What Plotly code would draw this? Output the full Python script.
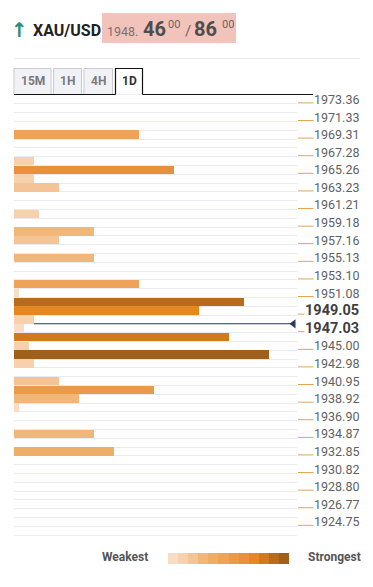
import plotly.graph_objects as go

# ---------------- data ----------------
bar_levels = [1969.31, 1966.27, 1965.26, 1964.25, 1963.23, 1960.20, 1958.17, 1957.16,
              1955.13, 1952.09, 1951.08, 1950.07, 1949.05, 1948.04, 1947.03, 1946.02,
              1945.00, 1943.99, 1942.98, 1940.95, 1939.94, 1938.92, 1937.91, 1934.87,
              1932.85]
bar_strength = [25, 4, 32, 4, 9, 5, 16, 9,
                16, 25, 1, 46, 37, 4, 2, 43,
                3, 51, 4, 9, 28, 13, 1, 16,
                20]
tick_labels = ["1973.36", "1971.33", "1969.31", "1967.28", "1965.26", "1963.23", "1961.21",
               "1959.18", "1957.16", "1955.13", "1953.10", "1951.08", "1949.05", "1947.03",
               "1945.00", "1942.98", "1940.95", "1938.92", "1936.90", "1934.87", "1932.85",
               "1930.82", "1928.80", "1926.77", "1924.75"]
bold_labels = ["1949.05", "1947.03"]
price_marker_level = 1947.54
price_marker_start = 4
tabs = ["15M", "1H", "4H", "1D"]
active_tab = "1D"
symbol = "XAU/USD"
bid_big, bid_small, ask_big, ask_small, price_head = "46", "00", "86", "00", "1948."

palette = ["#f9dcc4", "#f7d0ae", "#f4c497", "#f1b779", "#efae68", "#eda45a",
           "#ea9b4a", "#e8913a", "#e58824", "#d07a1e", "#b66c1b", "#a06019"]

# ---------------- geometry helpers (layout only) ----------------
# the page body has an 8px margin, so the figure starts at (8, 8)
W, H = 373, 587
BODY = 8
ML, MR, MT, MB = 14, 76, 95, 20          # in page pixels
PW, PH = W - ML - MR, H - MT - MB
def px(x):
    return (x - ML) / PW
def py(y):
    return (H - MB - y) / PH

ROW = 1.01271
n_rows = 50
tick_vals = [float(t) for t in tick_labels]
y_top = tick_vals[0] + ROW / 2
y_bot = y_top - n_rows * ROW
vmax = max(bar_strength)
bar_colors = [palette[int(round(v / vmax * (len(palette) - 1)))] for v in bar_strength]

fig = go.Figure()
fig.add_trace(go.Bar(
    x=bar_strength, y=bar_levels, orientation="h", width=ROW * 0.96,
    marker=dict(color=bar_colors, line=dict(width=0)),
    hoverinfo="skip", showlegend=False))

x_max = (297 - ML) / 5.0
fig.add_trace(go.Scatter(
    x=[price_marker_start, x_max - 0.7], y=[price_marker_level, price_marker_level],
    mode="lines", line=dict(color="#2c3d5b", width=1.1),
    hoverinfo="skip", showlegend=False))
fig.add_trace(go.Scatter(
    x=[x_max - 0.7], y=[price_marker_level], mode="markers",
    marker=dict(symbol="triangle-left", size=8, color="#2c3d5b"),
    hoverinfo="skip", showlegend=False))

# legend gradient
fig.add_trace(go.Heatmap(
    z=[list(range(len(palette)))], x=list(range(len(palette))), y=[0],
    colorscale=[[i / (len(palette) - 1), c] for i, c in enumerate(palette)],
    zmin=0, zmax=len(palette) - 1, showscale=False, hoverinfo="skip",
    xaxis="x2", yaxis="y2"))

shapes = []
annotations = []

# right axis underline ticks and labels
for lab, v in zip(tick_labels, tick_vals):
    shapes.append(dict(type="line", xref="paper", yref="y", ysizemode="pixel",
                       yanchor=v, y0=-3.5, y1=-3.5, x0=px(298), x1=px(314),
                       line=dict(color="#e0a452", width=1)))
    is_bold = lab in bold_labels
    annotations.append(dict(
        xref="paper", yref="y", x=px(360), y=v, xanchor="right", yanchor="middle",
        text=("<b>%s</b>" % lab) if is_bold else lab, showarrow=False,
        bgcolor="white", borderpad=0,
        font=dict(family="Roboto", size=14.5 if is_bold else 12.5,
                  color="#3f3f3f" if is_bold else "#5f5f5f")))

# header
annotations += [
    dict(xref="paper", yref="paper", x=px(19.5), y=py(30), text="<b>↑</b>", showarrow=False,
         xanchor="center", yanchor="middle",
         font=dict(family="DejaVu Sans", size=20, color="#2a8c7a")),
    dict(xref="paper", yref="paper", x=px(31), y=py(30), text="<b>%s</b>" % symbol,
         showarrow=False, xanchor="left", yanchor="middle",
         font=dict(family="Roboto", size=16, color="#222222")),
    dict(xref="paper", yref="paper", x=px(105), y=py(31.5), text=price_head, showarrow=False,
         xanchor="left", yanchor="middle", font=dict(family="Roboto", size=12.5, color="#7d6f6c")),
    dict(xref="paper", yref="paper", x=px(141), y=py(29), text="<b>%s</b>" % bid_big,
         showarrow=False, xanchor="left", yanchor="middle",
         font=dict(family="Roboto", size=20, color="#4d4d4d")),
    dict(xref="paper", yref="paper", x=px(166), y=py(24), text=bid_small, showarrow=False,
         xanchor="left", yanchor="middle", font=dict(family="Roboto", size=11, color="#666666")),
    dict(xref="paper", yref="paper", x=px(183), y=py(31), text="/", showarrow=False,
         xanchor="left", yanchor="middle", font=dict(family="Roboto", size=15, color="#666666")),
    dict(xref="paper", yref="paper", x=px(192), y=py(29), text="<b>%s</b>" % ask_big,
         showarrow=False, xanchor="left", yanchor="middle",
         font=dict(family="Roboto", size=20, color="#4d4d4d")),
    dict(xref="paper", yref="paper", x=px(220), y=py(24), text=ask_small, showarrow=False,
         xanchor="left", yanchor="middle", font=dict(family="Roboto", size=11, color="#666666")),
]
shapes.append(dict(type="rect", xref="paper", yref="paper", x0=px(102), x1=px(236),
                   y0=py(43), y1=py(13), fillcolor="#f2c3bb", line=dict(width=0), layer="below"))
shapes.append(dict(type="line", xref="paper", yref="paper", x0=px(14), x1=px(360),
                   y0=py(58.5), y1=py(58.5), line=dict(color="#e9e9ec", width=1)))

# tabs
tab_x = [(14, 51), (53.5, 81.5), (84, 112.5), (115.5, 142.5)]
for name, (a, b) in zip(tabs, tab_x):
    if name == active_tab:
        shapes.append(dict(type="path", xref="paper", yref="paper",
                           path="M %f,%f L %f,%f L %f,%f L %f,%f" % (
                               px(a), py(94.5), px(a), py(68.5), px(b), py(68.5), px(b), py(94.5)),
                           line=dict(color="#111111", width=1.2)))
        col = "#333333"
    else:
        shapes.append(dict(type="rect", xref="paper", yref="paper", x0=px(a), x1=px(b),
                           y0=py(94.5), y1=py(68.5), fillcolor="#f1f2f5",
                           line=dict(color="#c9c9cf", width=1)))
        col = "#7a7a7a"
    annotations.append(dict(xref="paper", yref="paper", x=px((a + b) / 2), y=py(81.5),
                            text="<b>%s</b>" % name, showarrow=False, xanchor="center",
                            yanchor="middle", font=dict(family="Roboto", size=12, color=col)))
shapes.append(dict(type="line", xref="paper", yref="paper", x0=px(14), x1=px(115.5),
                   y0=py(94.5), y1=py(94.5), line=dict(color="#111111", width=1.2)))
shapes.append(dict(type="line", xref="paper", yref="paper", x0=px(142.5), x1=px(313),
                   y0=py(94.5), y1=py(94.5), line=dict(color="#111111", width=1.2)))

# legend labels
annotations += [
    dict(xref="paper", yref="paper", x=px(150), y=py(557), text="<b>Weakest</b>",
         showarrow=False, xanchor="right", yanchor="middle",
         font=dict(family="Roboto", size=12, color="#555555")),
    dict(xref="paper", yref="paper", x=px(306), y=py(557), text="<b>Strongest</b>",
         showarrow=False, xanchor="left", yanchor="middle",
         font=dict(family="Roboto", size=12, color="#555555")),
]

fig.update_layout(
    width=W - BODY, height=H - BODY,
    margin=dict(l=ML - BODY, r=MR, t=MT - BODY, b=MB),
    paper_bgcolor="white", plot_bgcolor="white", bargap=0,
    xaxis=dict(range=[0, x_max], showticklabels=False, showgrid=False, zeroline=False,
               ticks="", showline=True, mirror=True, linecolor="#eceef2", linewidth=1,
               fixedrange=True),
    yaxis=dict(range=[y_bot, y_top], domain=[py(535), 1], showticklabels=False,
               tickmode="linear", tick0=y_bot, dtick=ROW, ticks="",
               showgrid=True, gridcolor="#e7eaf0", gridwidth=1.3, zeroline=False,
               showline=False, fixedrange=True),
    xaxis2=dict(domain=[px(168), px(289)], anchor="y2", visible=False,
                range=[-0.5, len(palette) - 0.5]),
    yaxis2=dict(domain=[py(564), py(553)], anchor="x2", visible=False, range=[-0.5, 0.5]),
    shapes=shapes, annotations=annotations, showlegend=False,
)

fig.write_html("out.html")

WHAT IS REQUIRED —
Each line from the top of the material through the line containing "return (H - MB - y) / PH" should be reproduced exactly; please drop any images.

PROBLEM SOLUTION —
What Plotly code would draw this? Output the full Python script.
import plotly.graph_objects as go

# ---------------- data ----------------
bar_levels = [1969.31, 1966.27, 1965.26, 1964.25, 1963.23, 1960.20, 1958.17, 1957.16,
              1955.13, 1952.09, 1951.08, 1950.07, 1949.05, 1948.04, 1947.03, 1946.02,
              1945.00, 1943.99, 1942.98, 1940.95, 1939.94, 1938.92, 1937.91, 1934.87,
              1932.85]
bar_strength = [25, 4, 32, 4, 9, 5, 16, 9,
                16, 25, 1, 46, 37, 4, 2, 43,
                3, 51, 4, 9, 28, 13, 1, 16,
                20]
tick_labels = ["1973.36", "1971.33", "1969.31", "1967.28", "1965.26", "1963.23", "1961.21",
               "1959.18", "1957.16", "1955.13", "1953.10", "1951.08", "1949.05", "1947.03",
               "1945.00", "1942.98", "1940.95", "1938.92", "1936.90", "1934.87", "1932.85",
               "1930.82", "1928.80", "1926.77", "1924.75"]
bold_labels = ["1949.05", "1947.03"]
price_marker_level = 1947.54
price_marker_start = 4
tabs = ["15M", "1H", "4H", "1D"]
active_tab = "1D"
symbol = "XAU/USD"
bid_big, bid_small, ask_big, ask_small, price_head = "46", "00", "86", "00", "1948."

palette = ["#f9dcc4", "#f7d0ae", "#f4c497", "#f1b779", "#efae68", "#eda45a",
           "#ea9b4a", "#e8913a", "#e58824", "#d07a1e", "#b66c1b", "#a06019"]

# ---------------- geometry helpers (layout only) ----------------
# the page body has an 8px margin, so the figure starts at (8, 8)
W, H = 373, 587
BODY = 8
ML, MR, MT, MB = 14, 76, 95, 20          # in page pixels
PW, PH = W - ML - MR, H - MT - MB
def px(x):
    return (x - ML) / PW
def py(y):
    return (H - MB - y) / PH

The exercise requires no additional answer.